--- Begin DATASET EXCERPTS ---
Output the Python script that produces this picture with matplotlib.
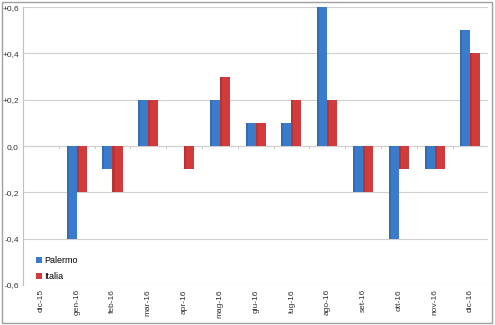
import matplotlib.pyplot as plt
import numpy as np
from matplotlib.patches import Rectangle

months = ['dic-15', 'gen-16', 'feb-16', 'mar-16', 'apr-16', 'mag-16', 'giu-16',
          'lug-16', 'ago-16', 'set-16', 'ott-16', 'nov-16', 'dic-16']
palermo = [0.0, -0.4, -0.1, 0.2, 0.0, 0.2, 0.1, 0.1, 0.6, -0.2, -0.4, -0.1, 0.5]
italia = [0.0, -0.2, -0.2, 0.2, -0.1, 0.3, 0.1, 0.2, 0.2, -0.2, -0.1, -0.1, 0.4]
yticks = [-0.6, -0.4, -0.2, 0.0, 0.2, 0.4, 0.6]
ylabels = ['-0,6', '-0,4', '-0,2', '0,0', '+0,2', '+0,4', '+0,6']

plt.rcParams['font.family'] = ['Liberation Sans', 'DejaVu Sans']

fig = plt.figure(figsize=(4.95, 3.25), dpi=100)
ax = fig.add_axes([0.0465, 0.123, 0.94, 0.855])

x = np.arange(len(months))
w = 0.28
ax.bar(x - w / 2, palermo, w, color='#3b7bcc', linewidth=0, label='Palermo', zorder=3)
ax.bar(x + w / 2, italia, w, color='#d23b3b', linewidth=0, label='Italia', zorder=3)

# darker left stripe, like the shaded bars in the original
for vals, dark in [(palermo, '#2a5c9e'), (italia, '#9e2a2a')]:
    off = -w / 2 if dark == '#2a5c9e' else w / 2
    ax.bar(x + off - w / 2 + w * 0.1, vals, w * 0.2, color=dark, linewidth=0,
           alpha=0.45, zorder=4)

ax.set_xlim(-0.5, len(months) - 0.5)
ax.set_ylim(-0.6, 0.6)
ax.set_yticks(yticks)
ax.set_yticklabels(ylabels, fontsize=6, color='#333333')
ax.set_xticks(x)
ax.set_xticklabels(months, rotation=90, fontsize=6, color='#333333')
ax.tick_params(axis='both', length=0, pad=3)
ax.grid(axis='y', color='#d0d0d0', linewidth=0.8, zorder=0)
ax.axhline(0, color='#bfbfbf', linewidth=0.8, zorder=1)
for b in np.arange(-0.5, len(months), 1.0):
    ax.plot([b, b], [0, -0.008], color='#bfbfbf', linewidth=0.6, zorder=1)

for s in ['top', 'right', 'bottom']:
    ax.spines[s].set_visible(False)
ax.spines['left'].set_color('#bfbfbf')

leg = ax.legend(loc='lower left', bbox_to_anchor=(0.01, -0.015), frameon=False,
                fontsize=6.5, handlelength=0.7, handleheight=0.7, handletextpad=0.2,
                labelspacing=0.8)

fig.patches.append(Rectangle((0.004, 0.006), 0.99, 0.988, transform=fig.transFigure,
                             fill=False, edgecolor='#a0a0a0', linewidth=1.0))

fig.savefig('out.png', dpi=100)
--- End DATASET EXCERPTS ---
--- Begin DATASET EXCERPTS ---
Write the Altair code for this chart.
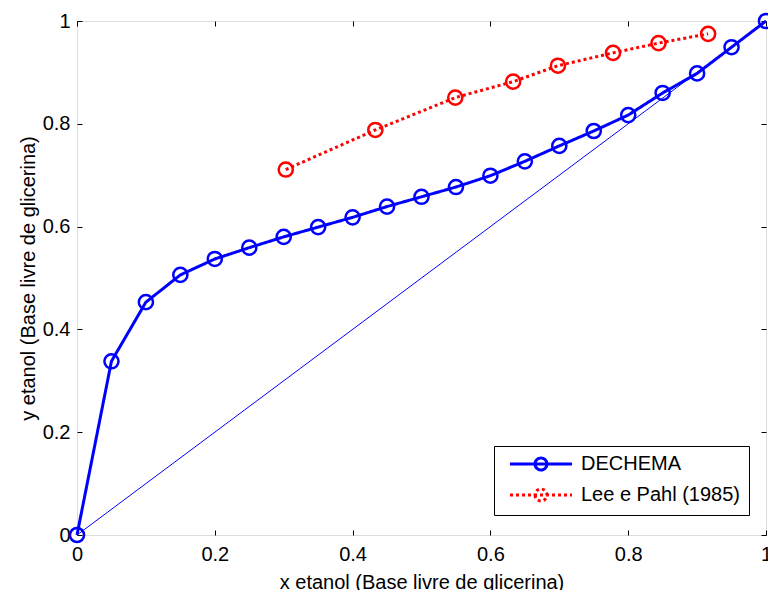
--- End DATASET EXCERPTS ---
WHAT IS ASKED: Among the entries above, take the lines from the one with "Output the Python" through the one with "ax = fig.add_axes([0.0465, 0.123, 0.94, 0.855])" and retype them exactly, leaving out the pictures.

RESPONSE:
Output the Python script that produces this picture with matplotlib.
import matplotlib.pyplot as plt
import numpy as np
from matplotlib.patches import Rectangle

months = ['dic-15', 'gen-16', 'feb-16', 'mar-16', 'apr-16', 'mag-16', 'giu-16',
          'lug-16', 'ago-16', 'set-16', 'ott-16', 'nov-16', 'dic-16']
palermo = [0.0, -0.4, -0.1, 0.2, 0.0, 0.2, 0.1, 0.1, 0.6, -0.2, -0.4, -0.1, 0.5]
italia = [0.0, -0.2, -0.2, 0.2, -0.1, 0.3, 0.1, 0.2, 0.2, -0.2, -0.1, -0.1, 0.4]
yticks = [-0.6, -0.4, -0.2, 0.0, 0.2, 0.4, 0.6]
ylabels = ['-0,6', '-0,4', '-0,2', '0,0', '+0,2', '+0,4', '+0,6']

plt.rcParams['font.family'] = ['Liberation Sans', 'DejaVu Sans']

fig = plt.figure(figsize=(4.95, 3.25), dpi=100)
ax = fig.add_axes([0.0465, 0.123, 0.94, 0.855])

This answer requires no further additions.